_EXERCISE GOAL_. Return every line below in which "this" appears.

┌────────

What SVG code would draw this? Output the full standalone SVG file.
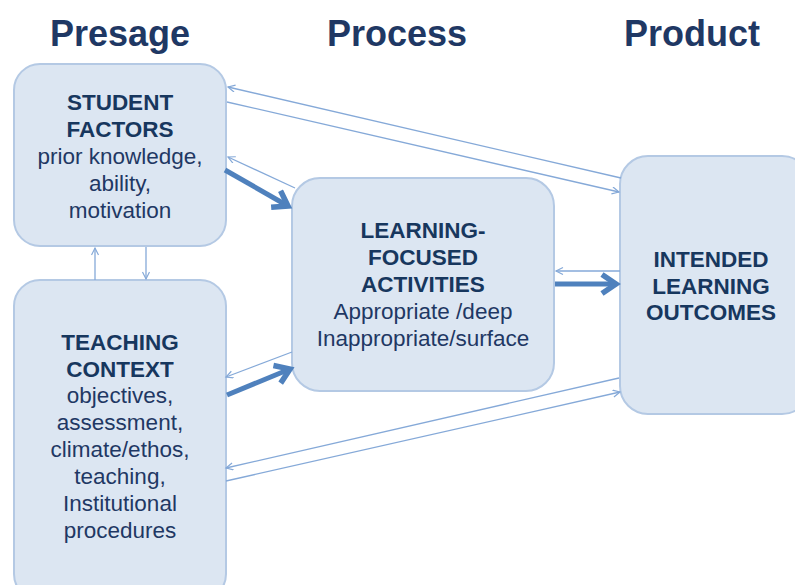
<svg xmlns="http://www.w3.org/2000/svg" width="795" height="585" viewBox="0 0 795 585">
<style>
.box{fill:#dce6f2;stroke:#b4c9e4;stroke-width:2}
.title{font-family:"Liberation Sans",Arial,sans-serif;font-weight:bold;font-size:36px;fill:#1f3864;text-anchor:middle}
.h{font-family:"Liberation Sans",Arial,sans-serif;font-weight:bold;font-size:22.5px;fill:#17375e;text-anchor:middle}
.b{font-family:"Liberation Sans",Arial,sans-serif;font-size:22.5px;fill:#1f3864;text-anchor:middle}
.thin{stroke:#85a9d8;stroke-width:1.3;fill:none;marker-end:url(#ah)}
.thick{stroke:#4f81bd;stroke-width:5;fill:none;marker-end:url(#ahk)}
</style>
<defs>
<marker id="ah" markerUnits="userSpaceOnUse" markerWidth="12" markerHeight="12" refX="8" refY="4" orient="auto">
<path d="M1,0.5 L8,4 L1,7.5" fill="none" stroke="#85a9d8" stroke-width="1.2"/>
</marker>
<marker id="ahk" markerUnits="userSpaceOnUse" markerWidth="28" markerHeight="28" refX="18" refY="12" orient="auto">
<path d="M4,2.5 L18,12 L4,21.5" fill="none" stroke="#4f81bd" stroke-width="5.5" stroke-linejoin="miter"/>
</marker>
</defs>
<text class="title" x="120" y="46">Presage</text>
<text class="title" x="397" y="46">Process</text>
<text class="title" x="692" y="46">Product</text>
<g id="student">
<rect class="box" x="14" y="64" width="212" height="182" rx="26"/>
<text class="h" x="120" y="110">STUDENT</text>
<text class="h" x="120" y="137">FACTORS</text>
<text class="b" x="120" y="164">prior knowledge,</text>
<text class="b" x="120" y="191">ability,</text>
<text class="b" x="120" y="218">motivation</text>
</g>
<g id="teaching">
<rect class="box" x="14" y="280" width="212" height="320" rx="26"/>
<text class="h" x="120" y="350">TEACHING</text>
<text class="h" x="120" y="377">CONTEXT</text>
<text class="b" x="120" y="403">objectives,</text>
<text class="b" x="120" y="430">assessment,</text>
<text class="b" x="120" y="457">climate/ethos,</text>
<text class="b" x="120" y="484">teaching,</text>
<text class="b" x="120" y="511">Institutional</text>
<text class="b" x="120" y="538">procedures</text>
</g>
<g id="learning">
<rect class="box" x="292" y="178" width="262" height="213" rx="28"/>
<text class="h" x="423" y="238">LEARNING-</text>
<text class="h" x="423" y="265">FOCUSED</text>
<text class="h" x="423" y="292">ACTIVITIES</text>
<text class="b" x="423" y="319">Appropriate /deep</text>
<text class="b" x="423" y="346">Inappropriate/surface</text>
</g>
<g id="intended">
<rect class="box" x="620" y="156" width="190" height="258" rx="28"/>
<text class="h" x="711" y="267">INTENDED</text>
<text class="h" x="711" y="294">LEARNING</text>
<text class="h" x="711" y="320">OUTCOMES</text>
</g>
<g id="connectors">
<line class="thin" x1="621" y1="178" x2="228" y2="87"/>
<line class="thin" x1="227" y1="102" x2="619" y2="192"/>
<line class="thin" x1="295" y1="188" x2="228" y2="157"/>
<line class="thick" x1="225" y1="170" x2="288" y2="206"/>
<line class="thin" x1="292" y1="352" x2="226" y2="377"/>
<line class="thick" x1="227" y1="395" x2="290" y2="369"/>
<line class="thin" x1="620" y1="271" x2="556" y2="271"/>
<line class="thick" x1="555" y1="284" x2="616" y2="284"/>
<line class="thin" x1="619" y1="378" x2="226" y2="468"/>
<line class="thin" x1="226" y1="481" x2="620" y2="392"/>
<line class="thin" x1="95" y1="280" x2="95" y2="248"/>
<line class="thin" x1="146" y1="247" x2="146" y2="279"/>
</g>
</svg>
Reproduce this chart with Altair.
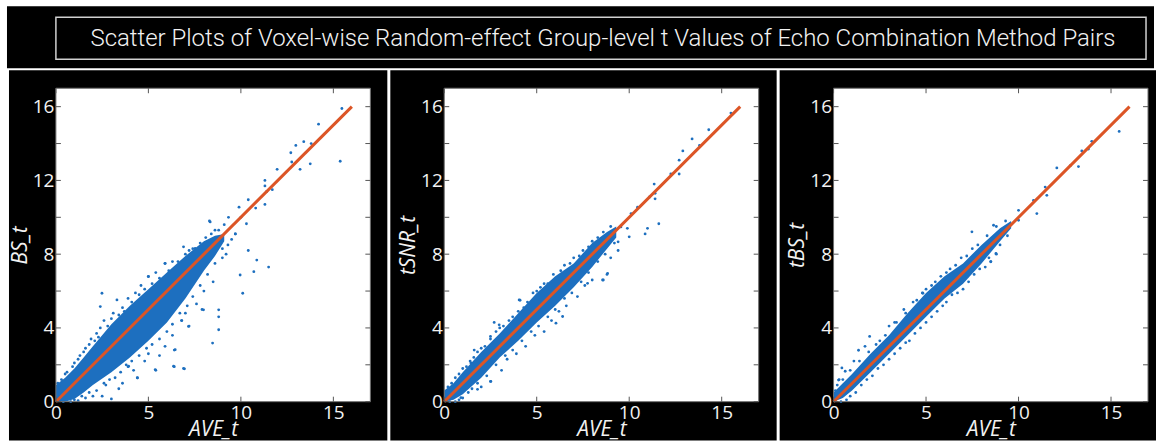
import altair as alt
import pandas as pd

TITLE = "Scatter Plots of Voxel-wise Random-effect Group-level t Values of Echo Combination Method Pairs"
X_TITLE = "AVE_t"
Y_TITLES = ["BS_t", "tSNR_t", "tBS_t"]

x_tick_labels = [0, 5, 10, 15]
y_tick_labels = [0, 4, 8, 12, 16]
x_ticks = [0, 5, 10, 15]
y_ticks = [0, 2, 4, 6, 8, 10, 12, 14, 16]
diag_x = [0, 16]
diag_y = [0, 16]

# ---- Panel 1: BS_t vs AVE_t ----
p1_band_x = [0, 0.5, 1, 1.5, 2, 3, 4, 5, 6, 7, 8, 8.6, 9.1]
p1_band_lo = [0, 0, 0.15, 0.5, 0.9, 1.6, 2.4, 3.3, 4.3, 5.6, 7.1, 7.9, 8.7]
p1_band_hi = [0.9, 1.3, 1.8, 2.4, 3.0, 4.2, 5.2, 6.1, 7.0, 7.9, 8.7, 9.0, 9.1]
p1_x = [15.46, 14.2, 12.97, 13.4, 13.8, 15.37, 12.7, 12.75, 13.2, 13.75, 11.96, 11.3, 11.3, 11.4,
        11.7, 11.3, 10.4, 10.8, 9.9, 10.0, 10.3, 8.34, 9.33, 9.7, 10.4, 10.86, 11.5, 10.7, 9.96,
        10.1, 8.8, 8.8, 8.8, 8.47, 7.98, 7.17, 6.8, 6.45, 6.95, 6.36, 5.37, 4.41, 3.93, 2.49, 2.4,
        3.3, 5.0, 5.9, 6.9, 7.53,
        0.3, 0.6, 1.0, 1.3, 1.6, 1.9, 2.2, 2.4, 2.6, 3.1, 3.6, 3.9, 4.3, 4.6, 5.0, 5.4, 5.9, 6.3,
        7.2, 8.3, 8.6,
        0.8, 1.2, 1.6, 2.0, 2.5, 3.0, 3.4, 2.7, 3.6, 3.9, 4.4, 4.2, 4.8, 5.4, 5.0, 5.6, 5.9, 6.4,
        6.4, 6.9, 6.3, 6.8, 7.2, 7.0, 7.6, 7.9, 8.0, 8.5, 9.0, 9.3, 9.5, 9.7,
        0.1, 0.2, 0.5, 0.9, 1.2, 1.5, 1.8, 2.1, 2.3, 2.8, 3.0, 3.4, 3.7, 4.1, 4.5, 4.8, 5.2, 5.6,
        6.1, 6.6, 7.0, 7.4, 7.8, 8.1, 8.4, 8.8, 9.1,
        0.4, 1.0, 1.4, 1.8, 2.2, 2.6, 2.9, 3.2, 3.5, 3.8, 4.1, 4.5, 4.9, 5.2, 5.6, 6.0, 6.3, 6.7,
        7.1, 7.4, 7.8, 8.2, 8.6, 9.0, 9.2]
p1_y = [15.9, 15.05, 13.9, 14.1, 14.0, 13.04, 13.5, 13.0, 12.6, 12.9, 12.6, 12.0, 11.7, 11.4,
        11.5, 10.7, 10.95, 10.5, 10.55, 10.0, 9.65, 9.75, 10.0, 9.1, 8.2, 7.68, 7.3, 7.05, 6.87,
        5.88, 4.98, 4.6, 3.9, 3.18, 4.98, 4.08, 4.4, 2.82, 1.78, 1.92, 1.74, 1.29, 1.92, 5.88, 5.16,
        5.52, 6.78, 7.5, 8.4, 8.31,
        1.2, 1.6, 2.1, 2.5, 2.9, 3.4, 3.7, 4.0, 4.4, 4.8, 5.1, 5.6, 5.9, 6.3, 6.8, 7.0, 7.5, 7.6,
        8.2, 9.8, 9.3,
        0.0, 0.05, 0.2, 0.3, 0.3, 0.15, 0.7, 0.9, 1.0, 1.9, 1.3, 1.7, 2.2, 1.7, 2.6, 2.5, 3.0, 1.9,
        2.8, 1.8, 3.6, 4.4, 4.1, 4.8, 5.3, 5.0, 6.0, 6.5, 7.8, 8.5, 8.8, 9.1,
        1.0, 0.8, 1.5, 1.9, 2.3, 2.7, 3.1, 3.3, 3.5, 4.1, 4.5, 4.7, 4.9, 5.4, 5.8, 6.1, 6.4, 6.7,
        7.1, 7.6, 8.0, 8.3, 8.6, 8.9, 9.1, 9.3, 9.6,
        0.0, 0.1, 0.3, 0.5, 0.6, 1.0, 1.2, 1.3, 1.6, 2.0, 2.2, 2.5, 2.9, 3.1, 3.4, 3.8, 4.2, 4.8,
        5.2, 5.7, 6.3, 6.9, 7.5, 8.3, 8.0]

# ---- Panel 2: tSNR_t vs AVE_t ----
p2_band_x = [0, 0.5, 1, 2, 3, 4, 5, 6, 7, 8, 8.8, 9.3]
p2_band_lo = [0, 0.1, 0.4, 1.3, 2.4, 3.3, 4.3, 5.2, 6.2, 7.3, 8.3, 8.9]
p2_band_hi = [0.6, 1.0, 1.6, 2.7, 3.7, 4.8, 5.9, 6.8, 7.5, 8.6, 9.2, 9.5]
p2_x = [15.5, 14.3, 13.4, 13.8, 12.9, 12.7, 12.25, 12.7, 11.35, 11.4, 11.1, 11.4, 10.45, 10.1,
        9.9, 10.86, 10.99, 11.6, 10.0, 9.4, 9.55, 8.83, 8.56, 7.75, 6.4, 6.04, 4.05, 2.97, 2.5,
        1.44, 2.52, 1.8, 0.9, 1.62,
        0.4, 0.8, 1.2, 1.6, 2.0, 2.5, 3.0, 2.7, 3.5, 4.1, 4.3, 4.8, 5.2, 5.6, 6.3, 6.8, 7.3, 7.8, 8.3,
        0.6, 1.0, 1.5, 2.0, 2.5, 3.1, 3.4, 3.9, 4.4, 4.9, 5.4, 5.8, 6.2, 6.6, 7.2, 7.6, 8.0, 8.6,
        8.8, 9.0, 9.4,
        0.2, 0.6, 1.0, 1.4, 1.8, 2.2, 2.8, 3.2, 3.7, 4.0, 4.5, 5.0, 5.4, 5.9, 6.5, 7.0, 7.5, 8.0,
        8.6, 9.0,
        0.3, 0.8, 1.3, 1.8, 2.3, 2.8, 3.3, 3.7, 4.2, 4.7, 5.1, 5.6, 6.0, 6.5, 6.9, 7.4, 7.8, 8.3,
        8.7, 9.2]
p2_y = [15.65, 14.75, 14.25, 13.9, 13.6, 13.1, 12.35, 12.35, 11.8, 11.3, 11.1, 11.0, 10.55, 10.2,
        9.4, 9.1, 9.4, 9.65, 8.94, 8.67, 9.48, 6.96, 6.6, 6.42, 4.62, 4.26, 5.52, 4.17, 3.54,
        2.1, 1.1, 0.67, 0.22, 2.8,
        1.0, 1.5, 1.9, 2.4, 2.9, 3.4, 4.0, 4.3, 4.4, 5.5, 5.1, 5.9, 6.2, 6.4, 7.1, 7.5, 7.9, 8.4, 8.9,
        0.0, 0.2, 0.7, 0.8, 1.1, 1.7, 2.3, 2.6, 3.0, 3.6, 3.8, 4.4, 4.9, 5.2, 5.7, 6.3, 6.6, 6.6,
        6.9, 7.8, 8.2,
        0.8, 1.3, 1.8, 2.2, 2.7, 3.0, 3.8, 4.1, 4.6, 4.9, 5.4, 6.0, 6.4, 6.9, 7.4, 7.8, 8.2, 8.7,
        9.2, 9.5,
        0.0, 0.1, 0.5, 1.0, 1.4, 2.0, 2.5, 2.8, 3.3, 3.8, 4.1, 4.6, 5.0, 5.6, 5.9, 6.5, 7.0, 7.6,
        8.0, 8.6]

# ---- Panel 3: tBS_t vs AVE_t ----
p3_band_x = [0, 0.5, 1, 2, 3, 4, 5, 6, 7, 8, 9, 9.6]
p3_band_lo = [0, 0.2, 0.6, 1.6, 2.6, 3.6, 4.6, 5.6, 6.4, 7.5, 8.7, 9.4]
p3_band_hi = [0.5, 1.0, 1.5, 2.6, 3.6, 4.8, 5.9, 6.8, 7.5, 8.5, 9.4, 9.8]
p3_x = [15.44, 13.96, 13.78, 13.42, 13.24, 12.8, 12.07, 11.44, 11.53, 10.81, 10.99, 10.0, 10.0,
        8.65, 7.48, 8.78, 8.5, 7.21, 4.83, 1.95, 1.35, 0.45, 0.27, 0.63,
        0.3, 0.2, 1.1, 1.7, 2.5, 3.0, 3.3, 3.8, 4.3, 4.8, 5.3, 5.8, 6.3, 6.9, 7.5,
        0.7, 1.2, 1.8, 2.4, 3.0, 3.6, 4.1, 4.7, 5.3, 5.9, 6.4, 7.0, 7.6, 8.2, 8.5, 8.8,
        0.1, 0.5, 0.9, 1.4, 1.9, 2.3, 2.8, 3.4, 3.9, 4.5, 5.0, 5.5, 6.1, 6.6, 7.2, 7.8, 8.3, 8.8,
        9.3,
        0.4, 0.9, 1.5, 2.1, 2.7, 3.3, 3.9, 4.4, 5.0, 5.6, 6.1, 6.7, 7.3, 7.9, 8.4, 9.0, 9.4]
p3_y = [14.66, 14.12, 13.7, 13.6, 12.75, 12.8, 12.68, 11.64, 11.19, 10.92, 10.2, 10.38, 9.84,
        9.57, 9.21, 8.04, 7.59, 6.78, 5.88, 3.54, 2.79, 1.83, 1.17, 1.65,
        1.2, 0.9, 2.2, 3.0, 3.3, 4.1, 4.3, 5.0, 5.4, 5.9, 6.3, 6.8, 7.2, 7.8, 8.3,
        0.1, 0.5, 1.2, 1.8, 2.3, 2.9, 3.3, 4.0, 4.6, 5.2, 5.8, 6.1, 6.9, 7.3, 7.6, 8.0,
        0.6, 1.2, 1.7, 2.2, 2.7, 3.1, 3.6, 4.3, 4.8, 5.5, 6.1, 6.5, 7.0, 7.4, 7.9, 8.5, 9.0, 9.5,
        9.8,
        0.0, 0.3, 0.9, 1.4, 2.0, 2.6, 3.2, 3.7, 4.3, 4.9, 5.4, 5.9, 6.5, 7.2, 7.8, 8.5, 9.0]

BLUE = "#1d6fbf"
ORANGE = "#dc5526"
W, H = 315, 314
LABEL_FONT = "Open Sans"


def panel(ytitle, bx, blo, bhi, px, py, left, right):
    xs = alt.Scale(domain=[0, 17], nice=False, zero=False)
    ys = alt.Scale(domain=[0, 17], nice=False, zero=False)
    xax = alt.Axis(values=x_tick_labels, title=X_TITLE, ticks=False, domain=False, grid=False,
                   labelFlush=False, zindex=1, labelPadding=2, titlePadding=-4,
                   labelFontSize=19, titleFontSize=21)
    yax = alt.Axis(values=y_tick_labels, title=ytitle, ticks=False, domain=False, grid=False,
                   zindex=1, labelPadding=2, titlePadding=2,
                   labelFontSize=19, titleFontSize=21)
    one = pd.DataFrame({"k": [0]})
    bg = alt.Chart(one).mark_rect(color="black").encode(
        x=alt.value(-left), x2=alt.value(W + right), y=alt.value(-18), y2=alt.value(H + 39))
    plotbg = alt.Chart(one).mark_rect(color="white").encode(
        x=alt.value(0), x2=alt.value(W), y=alt.value(0), y2=alt.value(H))
    band = alt.Chart(pd.DataFrame({"x": bx, "lo": blo, "hi": bhi})).mark_area(
        color=BLUE, opacity=1).encode(
        x=alt.X("x:Q", scale=xs, axis=xax),
        y=alt.Y("lo:Q", scale=ys, axis=yax),
        y2="hi:Q")
    pts = alt.Chart(pd.DataFrame({"x": px, "y": py})).mark_circle(
        color=BLUE, size=8, opacity=1).encode(
        x=alt.X("x:Q", scale=xs, axis=xax),
        y=alt.Y("y:Q", scale=ys, axis=yax))
    diag = alt.Chart(pd.DataFrame({"x": diag_x, "y": diag_y})).mark_line(
        color=ORANGE, strokeWidth=3).encode(
        x=alt.X("x:Q", scale=xs, axis=xax),
        y=alt.Y("y:Q", scale=ys, axis=yax))
    frame = alt.Chart(one).mark_rect(fill="white", fillOpacity=0, stroke="#6e6e6e",
                                     strokeWidth=1).encode(
        x=alt.value(0), x2=alt.value(W), y=alt.value(0), y2=alt.value(H))
    ydf = pd.DataFrame({"y": y_ticks})
    xdf = pd.DataFrame({"x": x_ticks})
    lt = alt.Chart(ydf).mark_rule(color="#555", strokeWidth=1).encode(
        y=alt.Y("y:Q", scale=ys, axis=yax), x=alt.value(0), x2=alt.value(5))
    rt = alt.Chart(ydf).mark_rule(color="#555", strokeWidth=1).encode(
        y=alt.Y("y:Q", scale=ys, axis=yax), x=alt.value(W - 5), x2=alt.value(W))
    tt = alt.Chart(xdf).mark_rule(color="#555", strokeWidth=1).encode(
        x=alt.X("x:Q", scale=xs, axis=xax), y=alt.value(0), y2=alt.value(5))
    bt = alt.Chart(xdf).mark_rule(color="#555", strokeWidth=1).encode(
        x=alt.X("x:Q", scale=xs, axis=xax), y=alt.value(H - 5), y2=alt.value(H))
    return alt.layer(bg, plotbg, band, pts, diag, frame, lt, rt, tt, bt).properties(
        width=W, height=H)


one = pd.DataFrame({"k": [0]})
hdr_bg = alt.Chart(one).mark_rect(color="black").encode(
    x=alt.value(-49), x2=alt.value(1100), y=alt.value(-11), y2=alt.value(51))
box = alt.Chart(one).mark_rect(fill="black", fillOpacity=0, stroke="#d0d0d0",
                               strokeWidth=1.5).encode(
    x=alt.value(0), x2=alt.value(1092), y=alt.value(0), y2=alt.value(42))
txt = alt.Chart(pd.DataFrame({"t": [TITLE]})).mark_text(
    color="#f2f2f2", font="Roboto", fontWeight=300, fontSize=24,
    align="center", baseline="middle").encode(
    x=alt.value(548), y=alt.value(22), text="t:N")
header = alt.layer(hdr_bg, box, txt).properties(width=1092, height=42)

p1 = panel(Y_TITLES[0], p1_band_x, p1_band_lo, p1_band_hi, p1_x, p1_y, 47, 17)
p2 = panel(Y_TITLES[1], p2_band_x, p2_band_lo, p2_band_hi, p2_x, p2_y, 54, 18)
p3 = panel(Y_TITLES[2], p3_band_x, p3_band_lo, p3_band_hi, p3_x, p3_y, 54, 8)

panels = alt.hconcat(p1, p2, p3, spacing=3)
chart = alt.vconcat(header, panels, spacing=2).properties(
    padding={"left": 7, "top": 6, "right": 0, "bottom": 0}
).configure(background="white").configure_view(strokeWidth=0).configure_axis(
    labelFont=LABEL_FONT, labelColor="#f2f2f2",
    titleFont=LABEL_FONT, titleFontStyle="italic",
    titleFontWeight="normal", titleColor="#f2f2f2")

chart.save("out.html", embed_options={"renderer": "svg", "actions": False})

└────────

_EXPECTED ANSWER_.
What SVG code would draw this? Output the full standalone SVG file.
Reproduce this chart with Altair.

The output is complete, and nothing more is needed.